Villanovans Against the Death Penalty hosted anti-death penalty advocate Bill Piper, who gave the lecture, “What About the Family” on Nov. 30.
Ashlee Shelton, director of Pennsylvanians for Alternatives to the Death Penalty, introduced Piper.
Shelton works to ban the death penalty in Pennsylvania in favor of life without parole.
She explained Pennsylvania’s death penalty laws, noting that the state has the fourth highest number of inmates on death row. However, no one has been put to death here in a decade.
Shelton referenced Cameron Todd Willingham, who recently received national attention because he was executed for arson and murder on Feb. 17, 2004 yet was just found innocent.
Piper recalled his own experiences with the death penalty. His mother was raped and murdered in 1999 at the age of 74 by a 26-year-old man who Piper described as “borderline mentally retarded.”
He stated firmly that he remained staunchly against the death penalty before and after his mother’s murder.
“Even as a kid, I was mind-boggled by the fact that the country could kill you if you committed a certain crime,” Piper said. “How can you take a person’s life that isn’t yours?”
The man who killed Piper’s mother was identified by genetic testing a year later. Most of Piper’s family sought the death penalty for the newly identified murderer.
At the trial, Piper said the accused man looked lost and not fully there. He heard stifled cries and realized the man’s mother was sitting behind him.
“I have never felt that level of pity in my life,” he said.
From that moment, he vowed to do something to help the mother. Family members automatically become secondary victims, and the death penalty enforces this unfortunate ripple effect. Piper then challenged the audience to try to imagine their children being led away to their execution. Ultimately, the district attorney left the decision up to Piper and his sister. Because of Piper’s influence, the man was sentenced to life without parole.

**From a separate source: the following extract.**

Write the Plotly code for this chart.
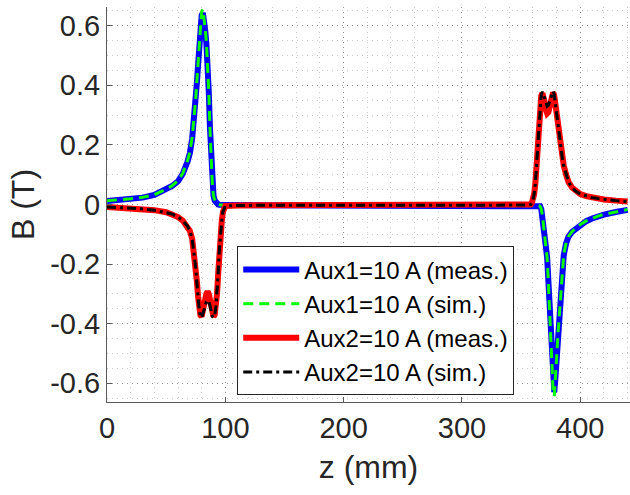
import plotly.graph_objects as go

# Position along z (mm)
z_mm = [0, 10, 20, 30, 40, 50, 55, 60, 64, 68,
        70, 72, 74, 75, 76, 77, 78, 79, 80, 81,
        82, 83, 84, 85, 86, 87, 88, 89, 90, 91,
        92, 93, 94, 95, 96, 97, 98, 99, 100, 110,
        150, 200, 250, 300, 350,
        355, 358, 359, 360, 361, 362, 363, 364, 365, 366,
        367, 368, 369, 370, 371, 372, 373, 374, 375, 376,
        377, 378, 379, 380, 381, 382, 383, 384, 385, 386,
        388, 390, 393, 396, 400, 405, 410, 415, 420, 430,
        440]

# Aux1 = 10 A, measured (T)
aux1_meas = [0.012, 0.014, 0.018, 0.023, 0.032, 0.050, 0.062, 0.078, 0.103, 0.143,
             0.172, 0.222, 0.300, 0.350, 0.410, 0.470, 0.540, 0.600, 0.635, 0.643,
             0.620, 0.585, 0.540, 0.480, 0.380, 0.260, 0.140, 0.070, 0.030, 0.013,
             0.006, 0.002, 0.000, -0.001, -0.002, -0.002, -0.002, -0.002, -0.002, -0.002,
             -0.002, -0.002, -0.002, -0.002, -0.002,
             -0.002, -0.002, -0.002, -0.002, -0.002, -0.002, -0.002, -0.003, -0.004, -0.006,
             -0.015, -0.040, -0.075, -0.110, -0.145, -0.180, -0.260, -0.340, -0.420, -0.520,
             -0.615, -0.630, -0.580, -0.510, -0.440, -0.380, -0.320, -0.260, -0.210, -0.170,
             -0.130, -0.108, -0.092, -0.082, -0.068, -0.056, -0.047, -0.040, -0.034, -0.025,
             -0.018]

# Aux1 = 10 A, simulated (T)
aux1_sim = [0.013, 0.015, 0.019, 0.024, 0.033, 0.051, 0.063, 0.080, 0.105, 0.146,
            0.176, 0.226, 0.305, 0.356, 0.418, 0.480, 0.550, 0.612, 0.648, 0.655,
            0.630, 0.592, 0.545, 0.482, 0.380, 0.258, 0.138, 0.068, 0.029, 0.012,
            0.005, 0.002, 0.000, -0.001, -0.002, -0.002, -0.002, -0.002, -0.002, -0.002,
            -0.002, -0.002, -0.002, -0.002, -0.002,
            -0.002, -0.002, -0.002, -0.002, -0.002, -0.002, -0.002, -0.003, -0.004, -0.006,
            -0.014, -0.038, -0.073, -0.108, -0.143, -0.180, -0.262, -0.345, -0.428, -0.530,
            -0.625, -0.643, -0.590, -0.515, -0.442, -0.380, -0.318, -0.258, -0.208, -0.168,
            -0.128, -0.107, -0.091, -0.081, -0.067, -0.055, -0.046, -0.039, -0.033, -0.024,
            -0.017]

# Aux2 = 10 A, measured (T)
aux2_meas = [-0.008, -0.010, -0.012, -0.015, -0.019, -0.026, -0.032, -0.042, -0.054, -0.072,
             -0.088, -0.115, -0.170, -0.210, -0.260, -0.310, -0.350, -0.372, -0.376, -0.362,
             -0.340, -0.318, -0.300, -0.292, -0.300, -0.320, -0.350, -0.370, -0.376, -0.370,
             -0.345, -0.300, -0.230, -0.155, -0.100, -0.055, -0.025, -0.010, -0.005, -0.003,
             -0.003, -0.003, -0.003, -0.003, -0.003,
             -0.002, 0.000, 0.005, 0.015, 0.035, 0.070, 0.130, 0.200, 0.270, 0.330,
             0.365, 0.374, 0.362, 0.340, 0.318, 0.306, 0.310, 0.330, 0.355, 0.370,
             0.376, 0.365, 0.335, 0.295, 0.255, 0.225, 0.198, 0.172, 0.150, 0.130,
             0.100, 0.076, 0.057, 0.045, 0.035, 0.028, 0.023, 0.020, 0.017, 0.013,
             0.010]

# Aux2 = 10 A, simulated (T)
aux2_sim = [-0.008, -0.010, -0.012, -0.015, -0.019, -0.026, -0.032, -0.042, -0.054, -0.072,
            -0.088, -0.116, -0.172, -0.214, -0.265, -0.315, -0.356, -0.378, -0.380, -0.368,
            -0.352, -0.336, -0.326, -0.322, -0.326, -0.338, -0.360, -0.376, -0.380, -0.372,
            -0.346, -0.300, -0.228, -0.152, -0.098, -0.054, -0.024, -0.010, -0.005, -0.003,
            -0.003, -0.003, -0.003, -0.003, -0.003,
            -0.002, 0.000, 0.005, 0.015, 0.035, 0.070, 0.130, 0.202, 0.275, 0.336,
            0.370, 0.378, 0.370, 0.354, 0.338, 0.330, 0.333, 0.345, 0.362, 0.374,
            0.380, 0.368, 0.337, 0.296, 0.256, 0.225, 0.198, 0.172, 0.150, 0.130,
            0.100, 0.076, 0.057, 0.045, 0.035, 0.028, 0.023, 0.020, 0.017, 0.013,
            0.010]

series_names = ["Aux1=10 A (meas.)", "Aux1=10 A (sim.)",
                "Aux2=10 A (meas.)", "Aux2=10 A (sim.)"]

x_tick_vals = [0, 100, 200, 300, 400]
x_tick_text = ["0", "100", "200", "300", "400"]
y_tick_vals = [-0.6, -0.4, -0.2, 0, 0.2, 0.4, 0.6]
y_tick_text = ["-0.6", "-0.4", "-0.2", "0", "0.2", "0.4", "0.6"]

FONT = "Liberation Sans, Arial, Helvetica, sans-serif"
TXT = "#262626"
AX = "rgb(90,90,90)"
GRID = "rgba(0,0,0,0.28)"
MINOR = "rgba(0,0,0,0.2)"
DOTS = "1px,4px"

fig = go.Figure()
styles = [
    dict(color="#0000FF", width=6),
    dict(color="#00FF00", width=3, dash="10px,6px"),
    dict(color="#FF0000", width=6),
    dict(color="#000000", width=3, dash="9px,4px,3px,4px"),
]
for name, yv, st in zip(series_names, [aux1_meas, aux1_sim, aux2_meas, aux2_sim], styles):
    fig.add_trace(go.Scatter(x=z_mm, y=yv, mode="lines", name=name, line=st))

fig.update_layout(
    width=630, height=495,
    margin=dict(l=107, r=0, t=7, b=93, autoexpand=False),
    paper_bgcolor="white", plot_bgcolor="white",
    font=dict(family=FONT, color=TXT, size=29),
    showlegend=True,
    legend=dict(
        x=0.249, y=0.394, xanchor="left", yanchor="top",
        bgcolor="white", bordercolor=TXT, borderwidth=1,
        font=dict(family=FONT, size=24, color="black"),
        itemwidth=56, tracegroupgap=0,
    ),
)
fig.update_xaxes(
    range=[0, 442], tickvals=x_tick_vals, ticktext=x_tick_text,
    ticks="inside", ticklen=5, tickcolor=AX, tickwidth=1,
    showline=True, linecolor=AX, linewidth=1, mirror=False,
    showgrid=True, gridcolor=GRID, griddash=DOTS, gridwidth=1,
    minor=dict(dtick=20, tick0=0, showgrid=True, gridcolor=MINOR, griddash=DOTS, gridwidth=1),
    zeroline=False, automargin=False,
    tickfont=dict(size=29, color=TXT, family=FONT),
    title=dict(text="z (mm)", font=dict(size=32, color=TXT, family=FONT), standoff=12),
)
fig.update_yaxes(
    range=[-0.663, 0.663], tickvals=y_tick_vals, ticktext=y_tick_text,
    ticks="inside", ticklen=5, tickcolor=AX, tickwidth=1,
    showline=True, linecolor=AX, linewidth=1, mirror=False,
    showgrid=True, gridcolor=GRID, griddash=DOTS, gridwidth=1,
    minor=dict(dtick=0.05, tick0=0, showgrid=True, gridcolor=MINOR, griddash=DOTS, gridwidth=1),
    zeroline=False, automargin=False,
    tickfont=dict(size=29, color=TXT, family=FONT),
    title=dict(text="B (T)", font=dict(size=32, color=TXT, family=FONT), standoff=6),
)

fig.write_html("out.html")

“There is a time when we need to take responsibility for who we are, what we do to people and how we treat those around us,” he said. “We are responsible for each other.”
Revenge makes great television, but in reality, revenge does not bring closure, according to Piper.
“My mother is dead, and she’s not coming back,” he said. “You get over it by realizing it’s done and you are not in control. By realizing such a thing, you are put back into control.”
Piper is one of 66 family members of murder victims who signed a statement and helped to convince the New Jersey Congress to end the death penalty in that state.